從2003年開始,我進行一系列口語韻律假說的驗證工作,我逐步透過自行開發的語料庫語音學的研究方法,以計量研究方式,分析大批語料的超音段聲學參數及停頓與邊界效應,在2004年提出五層的「階層式多短語韻律句群Prosodic Phrase Grouping簡稱PG」假說,得到語流中跨短語節奏與邊界效應的統計證據,證明了口語語流韻律中的音長分佈是動態的,來自字調、韻律詞、韻律短語和語篇各韻律層級貢獻的總和,支持了階層式的PG假說。此一說不但解釋了語流韻律的規範制約,來自語篇語意而非僅句法結構,並進一步解釋了字調及句法句調為何無法規範口語韻律以及語流句調為何如此多變的原因。隨後我陸續得到音強響度與邊界停頓的證據,因而得以在2005年提出PG的基型,及相對應的模組式聲學語音數學模型,並在Speech Communication以 Quantitative Prosody Modeling for Natural Speech Description and Generation的主題特刊中發表重要論文:”Fluent speech prosody: Framework and modeling”;同年我將PG階層向上擴大至語篇共為六層;2006年,我繼續得到PG的跨短語調型基型在基頻軌跡方面的量化證據,並將研究結果收錄於我應邀為Advances in Chinese Spoken Language Processing一書所寫的「韻律分析(Prosody Analysis)」章節中,至此我在每一個聲學語音層面,都已得到PG一說的證據。


「多短語語流韻律模組架構」所包括的四個聲學模組:基頻框架、節奏樣版、能量分分佈趨勢以及停延與停頓結構,可說是現今數學性的韻律模型中,最完整的聲學語音模型。

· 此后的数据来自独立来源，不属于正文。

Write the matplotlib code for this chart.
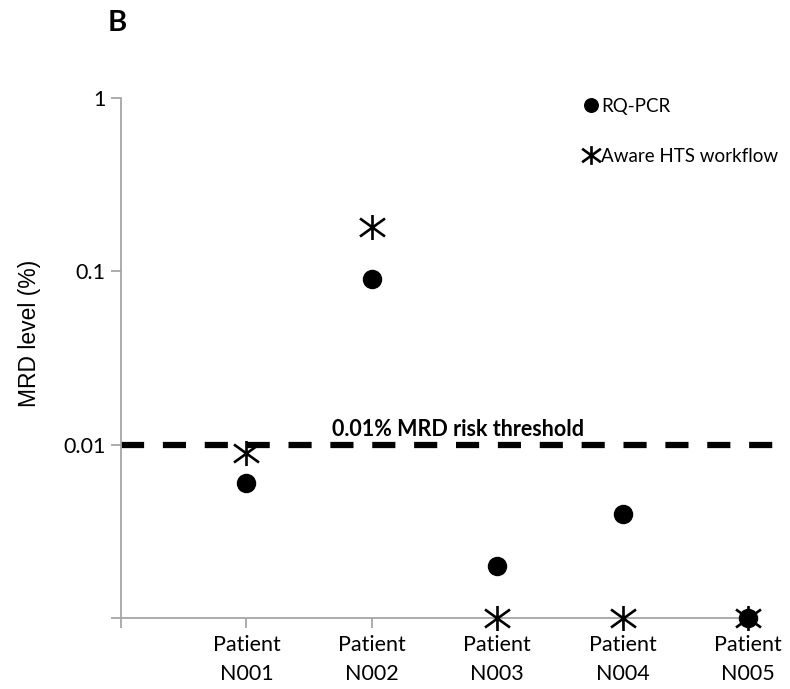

這一理論不單解釋了為什麼短語句調並非最大的韻律單位,以及句調在語篇中韻律相關性,而且還可以此模型加以延伸、應用,對當今語音科技裡TTS 在語流韻律的力有未逮之處,提出兼具理論性及應用性的具體建議。
此外,基於學術資源共享之理念,此段期間所收集的語流韻律語音資料庫,以及所開發的以語音感知為基礎的語料分析平台,也已編輯成一套資料庫,定名為:中央研究院口語韻律語料庫暨工具平台(Sinica COSPRO and Toolkit),在2006年1月1日正式對外發行(詳見http://www.myet.com/COSPRO),希望藉此促進國內語音研究之蓬勃與全面性發展。下圖是我們所發展的語料分析平台:







回顧近十年來研究走向的轉變,以台灣地區通行的國語語篇的語流韻律現象作為研究對象,由傳統的聲調研究走向全面性的語流韻律現象之探索。在研究方法和研究結果兩方面皆有重大的突破。不僅開發語料庫語音學的研究方法;也拓展了傳統語音學的研究視角──從宏觀的角度,提出了階層式口語敘述語流韻律的完整架構,強調聲學語音的證據與模組,說明了語流韻律的旋律、節拍、強弱、停頓的結構是如何由各個韻律層的分層貢獻度疊加整合為口語語流的韻律表面現象;同時建立數學模型,直接對語音科技開發做出貢獻。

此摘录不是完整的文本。